======== MATERIAL SHOWN

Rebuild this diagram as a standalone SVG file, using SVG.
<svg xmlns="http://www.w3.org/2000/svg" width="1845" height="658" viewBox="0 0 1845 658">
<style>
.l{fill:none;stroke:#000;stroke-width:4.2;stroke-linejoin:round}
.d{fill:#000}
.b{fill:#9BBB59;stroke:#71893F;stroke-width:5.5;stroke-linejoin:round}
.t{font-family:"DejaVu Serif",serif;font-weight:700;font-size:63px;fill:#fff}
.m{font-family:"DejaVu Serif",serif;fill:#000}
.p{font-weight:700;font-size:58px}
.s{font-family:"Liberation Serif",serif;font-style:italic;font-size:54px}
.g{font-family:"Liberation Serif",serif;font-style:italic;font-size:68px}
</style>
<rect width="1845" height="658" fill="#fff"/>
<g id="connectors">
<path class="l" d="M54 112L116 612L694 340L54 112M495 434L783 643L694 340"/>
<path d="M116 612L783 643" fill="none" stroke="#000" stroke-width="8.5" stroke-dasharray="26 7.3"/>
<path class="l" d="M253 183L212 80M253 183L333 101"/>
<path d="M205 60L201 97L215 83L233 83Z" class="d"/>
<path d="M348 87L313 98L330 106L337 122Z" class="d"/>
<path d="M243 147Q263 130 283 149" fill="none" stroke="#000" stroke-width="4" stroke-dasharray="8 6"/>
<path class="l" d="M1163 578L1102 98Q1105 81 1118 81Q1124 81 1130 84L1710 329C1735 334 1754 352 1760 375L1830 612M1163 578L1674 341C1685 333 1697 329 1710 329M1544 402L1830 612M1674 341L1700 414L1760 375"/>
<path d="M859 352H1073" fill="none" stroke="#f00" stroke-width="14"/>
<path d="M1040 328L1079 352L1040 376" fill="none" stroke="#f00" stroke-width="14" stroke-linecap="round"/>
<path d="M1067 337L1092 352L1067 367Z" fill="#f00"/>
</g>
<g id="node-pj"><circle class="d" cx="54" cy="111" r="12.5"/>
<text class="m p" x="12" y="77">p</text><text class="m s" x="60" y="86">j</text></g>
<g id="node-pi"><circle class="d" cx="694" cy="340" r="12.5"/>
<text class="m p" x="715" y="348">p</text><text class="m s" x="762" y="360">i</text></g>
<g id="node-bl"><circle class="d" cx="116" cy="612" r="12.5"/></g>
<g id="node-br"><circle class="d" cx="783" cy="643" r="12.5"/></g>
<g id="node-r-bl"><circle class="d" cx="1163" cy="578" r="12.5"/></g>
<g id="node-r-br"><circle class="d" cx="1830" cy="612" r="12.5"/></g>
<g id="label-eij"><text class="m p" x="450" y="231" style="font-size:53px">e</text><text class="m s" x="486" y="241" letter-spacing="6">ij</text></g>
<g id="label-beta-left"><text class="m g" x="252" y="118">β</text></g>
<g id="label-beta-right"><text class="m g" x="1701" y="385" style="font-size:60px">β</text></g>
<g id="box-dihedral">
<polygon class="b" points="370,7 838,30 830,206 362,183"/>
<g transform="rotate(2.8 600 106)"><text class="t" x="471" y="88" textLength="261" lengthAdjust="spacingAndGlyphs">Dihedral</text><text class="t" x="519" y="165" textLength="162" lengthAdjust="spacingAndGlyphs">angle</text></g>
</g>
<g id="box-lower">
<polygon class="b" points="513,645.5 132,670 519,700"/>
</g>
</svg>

================
======== MATERIAL SHOWN

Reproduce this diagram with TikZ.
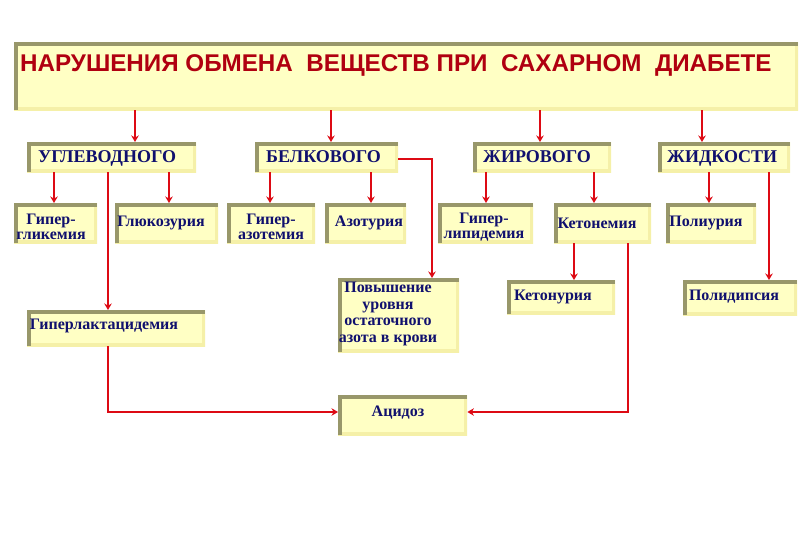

================
======== MATERIAL SHOWN

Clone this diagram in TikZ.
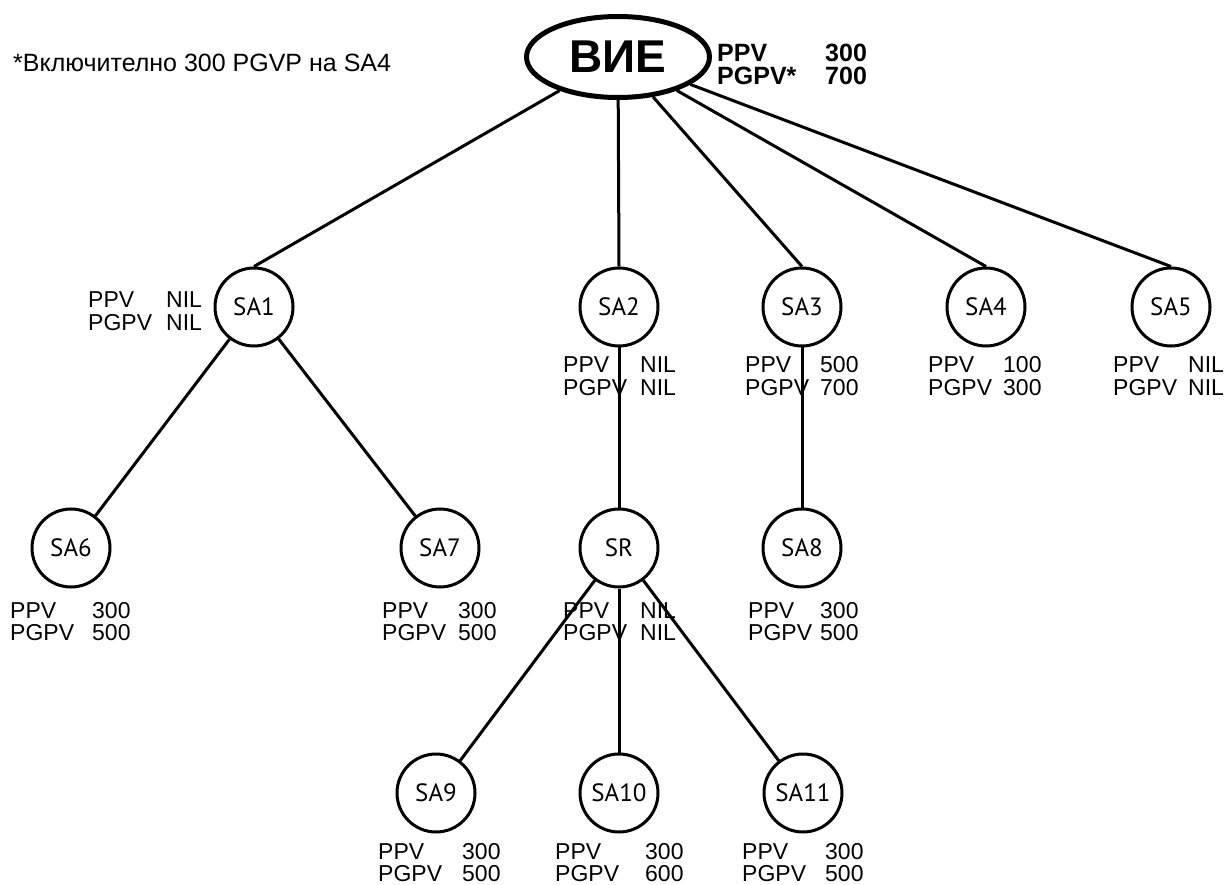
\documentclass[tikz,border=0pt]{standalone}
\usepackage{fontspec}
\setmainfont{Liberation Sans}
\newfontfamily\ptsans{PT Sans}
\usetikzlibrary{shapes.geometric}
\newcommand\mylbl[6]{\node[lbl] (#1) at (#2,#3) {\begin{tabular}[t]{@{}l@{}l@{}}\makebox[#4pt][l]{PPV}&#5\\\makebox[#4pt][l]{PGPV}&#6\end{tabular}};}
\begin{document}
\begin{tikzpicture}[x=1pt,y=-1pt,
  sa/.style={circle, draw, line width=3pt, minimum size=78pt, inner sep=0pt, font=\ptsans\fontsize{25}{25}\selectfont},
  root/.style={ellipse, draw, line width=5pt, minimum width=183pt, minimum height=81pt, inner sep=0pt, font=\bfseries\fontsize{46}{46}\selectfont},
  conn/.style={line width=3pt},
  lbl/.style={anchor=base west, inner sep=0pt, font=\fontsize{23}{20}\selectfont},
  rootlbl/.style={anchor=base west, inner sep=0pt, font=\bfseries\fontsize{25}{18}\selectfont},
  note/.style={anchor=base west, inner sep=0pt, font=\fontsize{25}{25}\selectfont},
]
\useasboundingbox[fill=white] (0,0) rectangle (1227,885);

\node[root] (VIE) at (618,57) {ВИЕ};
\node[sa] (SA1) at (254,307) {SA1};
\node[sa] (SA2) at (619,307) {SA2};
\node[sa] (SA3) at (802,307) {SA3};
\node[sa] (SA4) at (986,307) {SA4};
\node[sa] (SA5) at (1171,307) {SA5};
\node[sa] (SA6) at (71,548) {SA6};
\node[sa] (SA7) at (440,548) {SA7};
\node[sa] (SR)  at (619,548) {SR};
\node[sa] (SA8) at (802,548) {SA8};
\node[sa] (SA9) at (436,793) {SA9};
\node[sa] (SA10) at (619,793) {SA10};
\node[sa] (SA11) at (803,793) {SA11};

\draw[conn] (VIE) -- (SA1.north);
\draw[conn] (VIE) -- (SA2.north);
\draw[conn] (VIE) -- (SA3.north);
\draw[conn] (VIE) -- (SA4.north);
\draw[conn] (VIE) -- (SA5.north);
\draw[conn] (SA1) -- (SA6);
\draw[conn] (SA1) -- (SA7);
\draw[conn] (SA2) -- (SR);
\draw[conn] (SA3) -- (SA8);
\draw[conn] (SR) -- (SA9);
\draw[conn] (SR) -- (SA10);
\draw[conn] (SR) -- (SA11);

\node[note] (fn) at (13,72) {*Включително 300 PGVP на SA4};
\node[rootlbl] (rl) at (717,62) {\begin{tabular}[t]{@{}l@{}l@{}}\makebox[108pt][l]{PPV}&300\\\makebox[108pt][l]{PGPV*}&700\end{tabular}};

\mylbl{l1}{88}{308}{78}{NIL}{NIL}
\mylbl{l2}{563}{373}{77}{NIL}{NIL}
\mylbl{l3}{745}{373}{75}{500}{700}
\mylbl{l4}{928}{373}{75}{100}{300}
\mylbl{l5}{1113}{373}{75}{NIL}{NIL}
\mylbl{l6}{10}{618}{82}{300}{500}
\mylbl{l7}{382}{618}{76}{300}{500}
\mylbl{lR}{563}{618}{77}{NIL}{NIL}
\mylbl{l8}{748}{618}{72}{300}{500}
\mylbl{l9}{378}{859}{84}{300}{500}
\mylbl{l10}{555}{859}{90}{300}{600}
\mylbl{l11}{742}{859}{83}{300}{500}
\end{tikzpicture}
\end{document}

================

## [DO THIS]
Using the data above, extract exactly the lines from the one containing "Clone this diagram in TikZ." through the one containing "(0,0) rectangle (1227,885);". Pictures are left out.

## [RESPONSE TO THIS TASK]
Clone this diagram in TikZ.
\documentclass[tikz,border=0pt]{standalone}
\usepackage{fontspec}
\setmainfont{Liberation Sans}
\newfontfamily\ptsans{PT Sans}
\usetikzlibrary{shapes.geometric}
\newcommand\mylbl[6]{\node[lbl] (#1) at (#2,#3) {\begin{tabular}[t]{@{}l@{}l@{}}\makebox[#4pt][l]{PPV}&#5\\\makebox[#4pt][l]{PGPV}&#6\end{tabular}};}
\begin{document}
\begin{tikzpicture}[x=1pt,y=-1pt,
  sa/.style={circle, draw, line width=3pt, minimum size=78pt, inner sep=0pt, font=\ptsans\fontsize{25}{25}\selectfont},
  root/.style={ellipse, draw, line width=5pt, minimum width=183pt, minimum height=81pt, inner sep=0pt, font=\bfseries\fontsize{46}{46}\selectfont},
  conn/.style={line width=3pt},
  lbl/.style={anchor=base west, inner sep=0pt, font=\fontsize{23}{20}\selectfont},
  rootlbl/.style={anchor=base west, inner sep=0pt, font=\bfseries\fontsize{25}{18}\selectfont},
  note/.style={anchor=base west, inner sep=0pt, font=\fontsize{25}{25}\selectfont},
]
\useasboundingbox[fill=white] (0,0) rectangle (1227,885);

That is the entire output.